La COP30 llegó a su fin en Belém do Pará, en pleno corazón del Amazonas, donde la conversación climática deja de ser un ejercicio abstracto y adquiere el espesor de un bioma que exige cuidado cotidiano. Quedan imágenes, 29 documentos de acuerdo aprobados y, al mismo tiempo, la impresión de un avance que todavía no alcanza el ritmo que demanda el planeta.
Para El Maule, sin embargo, esta edición dejó una señal distinta: estuvimos presentes en espacios donde se discuten decisiones de alcance global, recogiendo aprendizajes y contrastando la experiencia regional con un diálogo más amplio sobre transición y formas de gobernanza.
Participé con gratitud profunda en paneles sobre acción colaborativa y generación de iniciativas de triple impacto, subrayando una idea sencilla y exigente a la vez: un territorio orienta su desarrollo cuando define con claridad el horizonte que desea habitar y qué estructuras productivas está dispuesto a reconfigurar para que ese horizonte sea sostenible en el tiempo. Esa pregunta, que en la COP se escucha como debate global, se concreta después en definiciones muy cotidianas: reuniones y mesas de trabajo regionales, con papeles, mapas y decisiones, documentos sobre la mesa y conversaciones sin cámaras.
En Belém se habló de economías regenerativas, justicia climática y comercio de impacto. En esa conversación, las regiones ocupan un lugar específico: traducen el lenguaje de las cumbres en decisiones concretas. Las metas climáticas se vuelven presupuestos; las declaraciones sobre justicia intergeneracional se convierten en criterios para priorizar proyectos; los compromisos sobre biodiversidad se transforman en programas que afectan cuencas, cadenas agroalimentarias y ciudades determinadas. Aquello fue evidente en muchos diálogos: sin una escala regional que ordene prioridades y asuma consecuencias, los acuerdos globales quedan expuestos a la gravedad de la inercia.
Desde esa experiencia emerge una lección que, por cierto, conviene mantener a la vista: nada de esto avanza sin confianza. “Colaboración” es una palabra frecuente, pero su contenido real se expresa en gestos concretos: abrir información, compartir decisiones, sostener desacuerdos sin romper la mesa, revisar inercias institucionales que parecían incuestionables.
En torno a cada una de esas mesas hay agricultores que asumen riesgos al modificar prácticas, comunidades costeras y rurales que conviven con eventos climáticos cada vez más extremos, organizaciones que exigen respuestas a la altura de esa urgencia. Integrar esas miradas en las decisiones de desarrollo es condición para que la transición tenga raíces profundas en la identidad del territorio.
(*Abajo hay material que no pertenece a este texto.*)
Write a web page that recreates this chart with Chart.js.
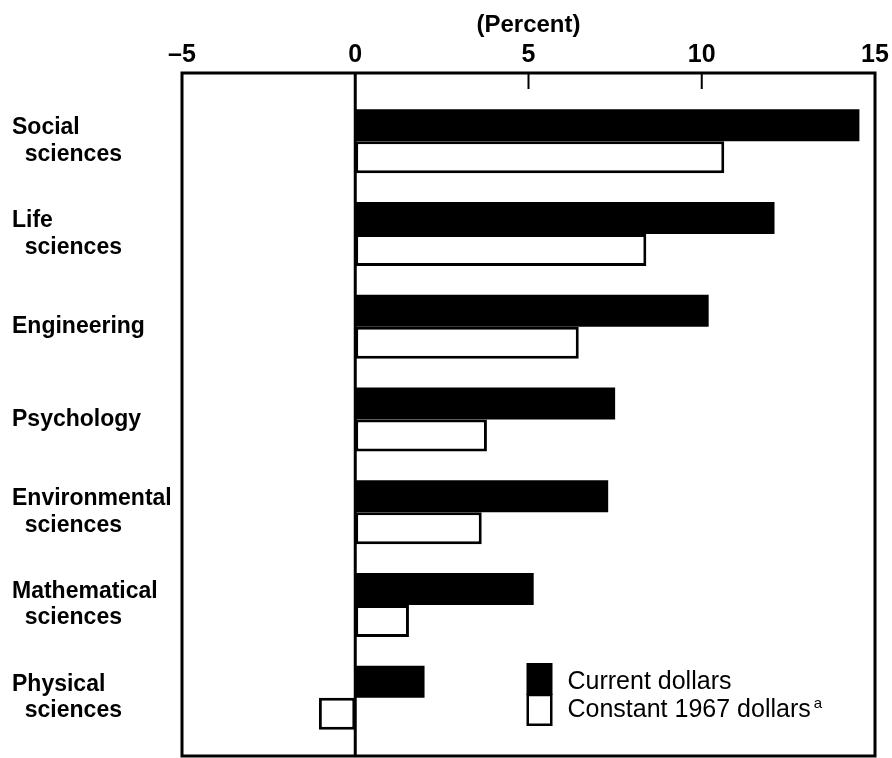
<!DOCTYPE html>
<html>
<head>
<meta charset="utf-8">
<script src="https://cdn.jsdelivr.net/npm/chart.js@4"></script>
<style>
  body { margin: 0; background: #fff; }
  #wrap { width: 892px; height: 758px; }
</style>
</head>
<body>
<div id="wrap"><canvas id="chart" width="892" height="758"></canvas></div>
<script>
// — Data —
const categories = [
  ['Social', '  sciences'],
  ['Life', '  sciences'],
  'Engineering',
  'Psychology',
  ['Environmental', '  sciences'],
  ['Mathematical', '  sciences'],
  ['Physical', '  sciences']
];
const currentDollars  = [14.55, 12.1, 10.2, 7.5, 7.3, 5.15, 2.0];
const constantDollars = [10.65, 8.4, 6.45, 3.8, 3.65, 1.55, -1.05];
const seriesNames = ['Current dollars', 'Constant 1967 dollars'];
const xTicks = [-5, 0, 5, 10, 15];

const FONT = '"Liberation Sans", Arial, sans-serif';

// Frame, zero line and the short tick marks at 5 and 10
const framePlugin = {
  id: 'frame',
  afterDatasetsDraw(chart) {
    const { ctx, chartArea: a, scales: { x } } = chart;
    const top = a.top - 22, bottom = a.bottom + 12;
    ctx.save();
    ctx.strokeStyle = '#000';
    ctx.lineWidth = 3;
    ctx.strokeRect(x.left, top, x.right - x.left, bottom - top);
    const z = x.getPixelForValue(0);
    ctx.beginPath();
    ctx.moveTo(z, top);
    ctx.lineTo(z, bottom);
    ctx.stroke();
    ctx.lineWidth = 2;
    xTicks.filter(v => v > x.min && v < x.max && v !== 0).forEach(v => {
      const px = x.getPixelForValue(v);
      ctx.beginPath();
      ctx.moveTo(px, top);
      ctx.lineTo(px, top + 16);
      ctx.stroke();
    });
    ctx.restore();
  }
};

// Legend inside the plot, lower right
const legendPlugin = {
  id: 'insideLegend',
  afterDraw(chart) {
    const { ctx, chartArea: a, scales: { x } } = chart;
    const bx = x.getPixelForValue(5) - 2;
    const by = a.bottom - 81;
    ctx.save();
    ctx.fillStyle = '#000';
    ctx.fillRect(bx, by, 26, 32);
    ctx.lineWidth = 2.5;
    ctx.strokeStyle = '#000';
    ctx.fillStyle = '#fff';
    ctx.fillRect(bx, by + 32, 26, 31);
    ctx.strokeRect(bx + 1.25, by + 32, 23.5, 29.75);
    ctx.fillStyle = '#000';
    ctx.font = '25px ' + FONT;
    ctx.textBaseline = 'alphabetic';
    ctx.textAlign = 'left';
    ctx.fillText(seriesNames[0], bx + 41, by + 26);
    ctx.fillText(seriesNames[1], bx + 41, by + 54);
    const w = ctx.measureText(seriesNames[1]).width;
    ctx.font = '15px ' + FONT;
    ctx.fillText('a', bx + 44 + w, by + 45);
    ctx.restore();
  }
};

new Chart(document.getElementById('chart'), {
  type: 'bar',
  data: {
    labels: categories,
    datasets: [{
      label: seriesNames[0],
      data: currentDollars,
      backgroundColor: '#000',
      borderWidth: 0,
      barPercentage: 1.0,
      categoryPercentage: 0.69
    }, {
      label: seriesNames[1],
      data: constantDollars,
      backgroundColor: '#fff',
      borderColor: '#000',
      borderWidth: 3,
      borderSkipped: false,
      barPercentage: 1.0,
      categoryPercentage: 0.69
    }]
  },
  options: {
    indexAxis: 'y',
    responsive: false,
    animation: false,
    layout: { padding: { left: 12, right: 17, top: 0, bottom: 14 } },
    plugins: { legend: { display: false }, tooltip: { enabled: false } },
    scales: {
      x: {
        position: 'top',
        min: -5,
        max: 15,
        afterBuildTicks: s => { s.ticks = xTicks.map(v => ({ value: v })); },
        afterFit: s => { s.height = 95; s.paddingLeft = 0; s.paddingRight = 0; },
        grid: { display: false, drawTicks: false },
        border: { display: false },
        ticks: {
          padding: 25,
          color: '#000',
          font: { family: FONT, size: 25, weight: 'bold' },
          callback: v => v < 0 ? '\u2013' + Math.abs(v) : String(v)
        },
        title: {
          display: true,
          text: '(Percent)',
          color: '#000',
          padding: { top: 11, bottom: 0 },
          font: { family: FONT, size: 24, weight: 'bold' }
        }
      },
      y: {
        afterFit: s => { s.width = 170; s.paddingTop = 0; s.paddingBottom = 0; },
        grid: { display: false, drawTicks: false },
        border: { display: false },
        ticks: {
          crossAlign: 'far',
          color: '#000',
          font: { family: FONT, size: 23, weight: 'bold', lineHeight: 1.15 }
        }
      }
    }
  },
  plugins: [framePlugin, legendPlugin]
});
</script>
</body>
</html>
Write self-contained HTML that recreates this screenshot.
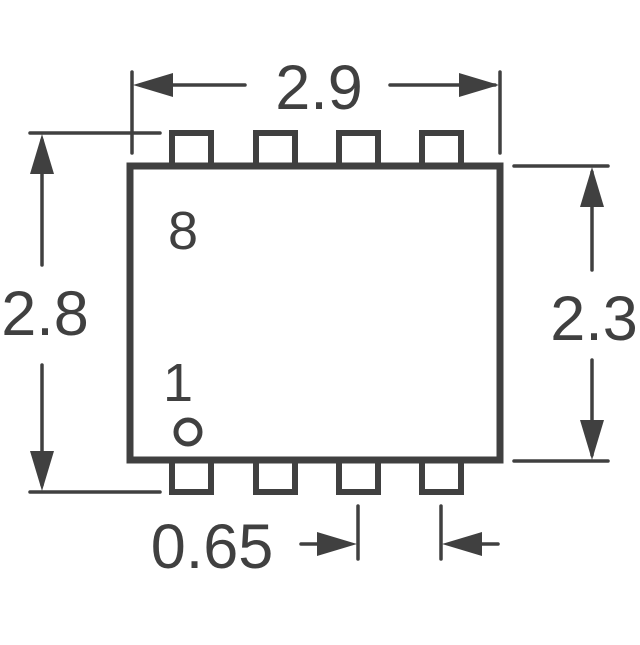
<!DOCTYPE html>
<html><head><style>html,body{margin:0;padding:0;background:#fff}</style></head>
<body>
<svg width="640" height="640" viewBox="0 0 640 640" xmlns="http://www.w3.org/2000/svg">
<g fill="none" stroke="#404040">
  <g stroke-width="6">
    <rect x="172" y="133" width="39" height="34"/>
    <rect x="256" y="133" width="39" height="34"/>
    <rect x="339" y="133" width="39" height="34"/>
    <rect x="422" y="133" width="39" height="34"/>
    <rect x="172" y="460" width="39" height="32"/>
    <rect x="256" y="460" width="39" height="32"/>
    <rect x="339" y="460" width="39" height="32"/>
    <rect x="422" y="460" width="39" height="32"/>
  </g>
  <rect x="130" y="166" width="370" height="294" stroke-width="7" fill="#fff"/>
  <circle cx="188" cy="432" r="12" stroke-width="5"/>
  <g stroke-width="3.5" stroke-linecap="round">
    <line x1="132" y1="72" x2="132" y2="153"/>
    <line x1="500" y1="72" x2="500" y2="153"/>
    <line x1="140" y1="85" x2="245" y2="85"/>
    <line x1="390" y1="85" x2="495" y2="85"/>
    <line x1="30" y1="133" x2="160" y2="133"/>
    <line x1="30" y1="492" x2="160" y2="492"/>
    <line x1="42" y1="140" x2="42" y2="265"/>
    <line x1="42" y1="365" x2="42" y2="485"/>
    <line x1="514" y1="166" x2="608" y2="166"/>
    <line x1="514" y1="461" x2="608" y2="461"/>
    <line x1="592" y1="172" x2="592" y2="270"/>
    <line x1="592" y1="360" x2="592" y2="455"/>
    <line x1="358" y1="506" x2="358" y2="559"/>
    <line x1="441" y1="506" x2="441" y2="559"/>
    <line x1="301" y1="544" x2="340" y2="544"/>
    <line x1="460" y1="544" x2="498" y2="544"/>
  </g>
</g>
<g fill="#404040">
  <polygon points="133,85 173,73 173,97"/>
  <polygon points="499,85 459,73 459,97"/>
  <polygon points="42,134 30,174 54,174"/>
  <polygon points="42,491 30,451 54,451"/>
  <polygon points="592,167 580,207 604,207"/>
  <polygon points="592,460 580,420 604,420"/>
  <polygon points="357,544 317,532 317,556"/>
  <polygon points="442,544 482,532 482,556"/>
</g>
<g fill="#404040" font-family="Liberation Sans, sans-serif" font-size="63" text-anchor="middle">
  <text x="319" y="109">2.9</text>
  <text x="45" y="335">2.8</text>
  <text x="594" y="340">2.3</text>
  <text x="212" y="568">0.65</text>
  <text x="183" y="249" font-size="54">8</text>
  <text x="178" y="401" font-size="54">1</text>
</g>
</svg>
</body></html>
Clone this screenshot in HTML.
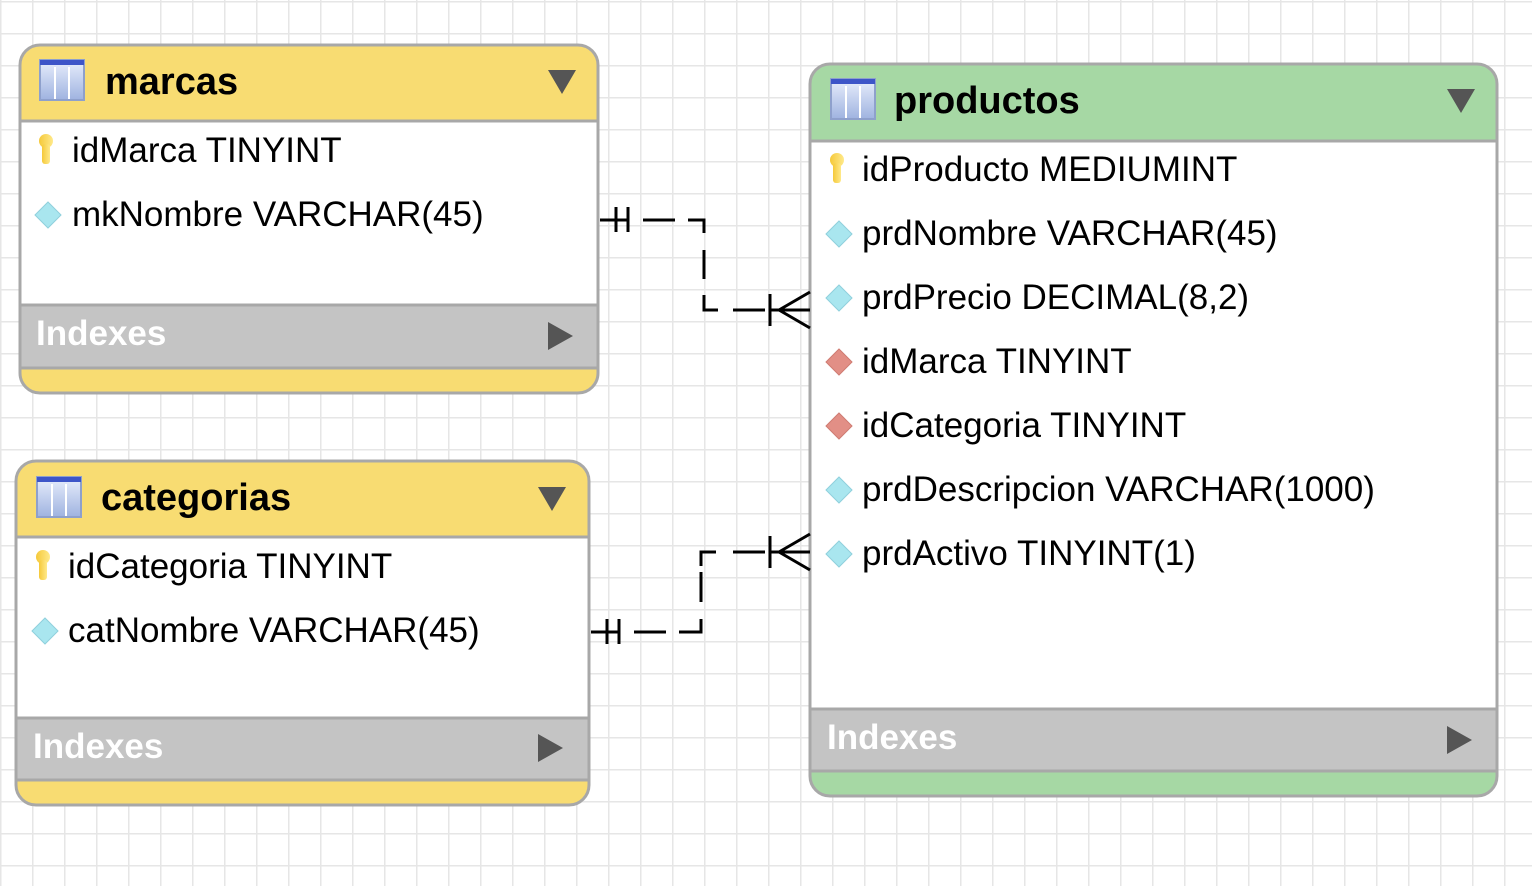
<!DOCTYPE html>
<html><head><style>
body{margin:0;width:1532px;height:886px;overflow:hidden;background:#fff}
svg text{font-family:"Liberation Sans",sans-serif}
</style></head><body>
<svg width="1532" height="886" xmlns="http://www.w3.org/2000/svg">
<defs>
<pattern id="g" x="0" y="1" width="32" height="32" patternUnits="userSpaceOnUse">
<path d="M0 0H32M0 0V32" stroke="#e6e6e6" stroke-width="3" fill="none"/>
</pattern>
<linearGradient id="ic" x1="0" y1="0" x2="0" y2="1"><stop offset="0" stop-color="#e8eefc"/><stop offset="1" stop-color="#9fb3e0"/></linearGradient>
<linearGradient id="key" x1="0" y1="0" x2="1" y2="0"><stop offset="0" stop-color="#f5c93a"/><stop offset="1" stop-color="#ffe98a"/></linearGradient>
<g id="icon"><rect x="0" y="0" width="44" height="40" fill="url(#ic)" stroke="#8ea0cc" stroke-width="2"/><rect x="0" y="0" width="44" height="5" fill="#3d55c8"/><path d="M15 7V39M29 7V39" stroke="#fff" stroke-width="2"/></g>
<g id="pk"><circle cx="0" cy="-7" r="7" fill="url(#key)"/><rect x="-4" y="-4" width="8" height="20" rx="3" fill="url(#key)"/></g>
<g id="dia"><path d="M0 -13L13 0L0 13L-13 0Z" fill="#a9e6ef" stroke="#8fd0dc"/></g>
<g id="fk"><path d="M0 -13L13 0L0 13L-13 0Z" fill="#e28f86" stroke="#cf7b72"/></g>
</defs>
<rect width="1532" height="886" fill="url(#g)"/>

<g>
<rect x="20" y="45" width="578" height="348" rx="20" fill="#f8dc72" stroke="#a8a8a8" stroke-width="3"/>
<rect x="21.5" y="121" width="575" height="184" fill="#fff"/>
<rect x="21.5" y="305" width="575" height="63" fill="#c4c4c4"/>
<path d="M20 121H598M20 305H598M20 368H598" stroke="#a8a8a8" stroke-width="3"/>
<use href="#icon" x="40" y="60"/>
<text x="105" y="94" font-size="38" font-weight="bold">marcas</text>
<path d="M548 70H576L562 94Z" fill="#555"/>
<use href="#pk" x="46" y="148"/>
<text x="72" y="162" font-size="35">idMarca TINYINT</text>
<use href="#dia" x="48" y="215"/>
<text x="72" y="226" font-size="35">mkNombre VARCHAR(45)</text>
<text x="36" y="345" font-size="35" font-weight="bold" fill="#fff">Indexes</text>
<path d="M548 322V350L573 336Z" fill="#555"/>
</g>

<g>
<rect x="16" y="461" width="573" height="344" rx="20" fill="#f8dc72" stroke="#a8a8a8" stroke-width="3"/>
<rect x="17.5" y="537" width="570" height="181" fill="#fff"/>
<rect x="17.5" y="718" width="570" height="62" fill="#c4c4c4"/>
<path d="M16 537H589M16 718H589M16 780H589" stroke="#a8a8a8" stroke-width="3"/>
<use href="#icon" x="37" y="477"/>
<text x="101" y="510" font-size="38" font-weight="bold">categorias</text>
<path d="M538 487H566L552 511Z" fill="#555"/>
<use href="#pk" x="43" y="564"/>
<text x="68" y="578" font-size="35">idCategoria TINYINT</text>
<use href="#dia" x="45" y="631"/>
<text x="68" y="642" font-size="35">catNombre VARCHAR(45)</text>
<text x="33" y="758" font-size="35" font-weight="bold" fill="#fff">Indexes</text>
<path d="M538 734V762L563 748Z" fill="#555"/>
</g>

<g>
<rect x="810" y="64" width="687" height="732" rx="20" fill="#a6d8a4" stroke="#a8a8a8" stroke-width="3"/>
<rect x="811.5" y="141" width="684" height="568" fill="#fff"/>
<rect x="811.5" y="709" width="684" height="62" fill="#c4c4c4"/>
<path d="M810 141H1497M810 709H1497M810 771H1497" stroke="#a8a8a8" stroke-width="3"/>
<use href="#icon" x="831" y="79"/>
<text x="894" y="113" font-size="38" font-weight="bold">productos</text>
<path d="M1447 89H1475L1461 113Z" fill="#555"/>
<use href="#pk" x="837" y="167"/>
<text x="862" y="181" font-size="35">idProducto MEDIUMINT</text>
<use href="#dia" x="839" y="234"/>
<text x="862" y="245" font-size="35">prdNombre VARCHAR(45)</text>
<use href="#dia" x="839" y="298"/>
<text x="862" y="309" font-size="35">prdPrecio DECIMAL(8,2)</text>
<use href="#fk" x="839" y="362"/>
<text x="862" y="373" font-size="35">idMarca TINYINT</text>
<use href="#fk" x="839" y="426"/>
<text x="862" y="437" font-size="35">idCategoria TINYINT</text>
<use href="#dia" x="839" y="490"/>
<text x="862" y="501" font-size="35">prdDescripcion VARCHAR(1000)</text>
<use href="#dia" x="839" y="554"/>
<text x="862" y="565" font-size="35">prdActivo TINYINT(1)</text>
<text x="827" y="749" font-size="35" font-weight="bold" fill="#fff">Indexes</text>
<path d="M1447 726V754L1472 740Z" fill="#555"/>
</g>

<g stroke="#000" stroke-width="3" fill="none">
<path d="M600 220H628M616 207V232M628 207V232"/>
<path d="M643 220H675M688 220H704V233M704 250V279M704 295V310H718M733 310H765"/>
<path d="M770 294V326M770 310H810M779 310L810 292M779 310L810 328"/>
<path d="M591 632H620M607 619V644M619 619V644"/>
<path d="M634 632H666M679 632H701V619M701 602V572M701 566V552H716M733 552H765"/>
<path d="M770 536V568M770 552H810M779 552L810 534M779 552L810 570"/>
</g>
</svg>
</body></html>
En El Maule esa conversación ya se instaló en espacios formales. En el Comité de Desarrollo Productivo Regional, representantes de distintas trayectorias revisamos si los instrumentos públicos acompañan una agricultura capaz de adaptarse a sequías más prolongadas, si los programas de fomento refuerzan iniciativas con identidad territorial o si, en la práctica, reproducen esquemas productivos que desatienden las necesidades actuales y la dinámica propia de nuestro Maule.
Lo vemos también en el proceso de instalación del primer Comité Estratégico de Sostenibilidad Regional, donde buscamos instalar una agenda de regeneración territorial como marco orientador para decisiones futuras dentro de una gobernanza compartida. En esa práctica, los comités se consolidan como espacios claves donde la cuádruple hélice, en horizontal, diseña el futuro del territorio.
Por eso, de regreso, la pregunta central no se reduce a cuántas fotos guardamos de la COP30, sino a qué hacemos con la experiencia acumulada. De Maule a la COP, y de la COP de vuelta al Maule: ese debería ser el movimiento natural. Llevar lo que somos —conflictos, aprendizajes, avances y también contradicciones— a los espacios globales, y permitir que las ideas que traemos de vuelta fortalezcan el trabajo que ya se realiza en la región, nuestras prioridades y contribuyan a ordenar la conversación de largo plazo.
Desde ahí, haber sido parte de esta COP30 es también una responsabilidad. Asistir es regresar con más preguntas que respuestas, con mayor disposición a construir comunidad y con la claridad de que el futuro climático —el de Chile y el del mundo— se juega, en buena medida, en la capacidad de regiones como Maule de ocupar su lugar en la mesa y convertir esa presencia en decisiones que cuidan vida, trabajo y ecosistemas.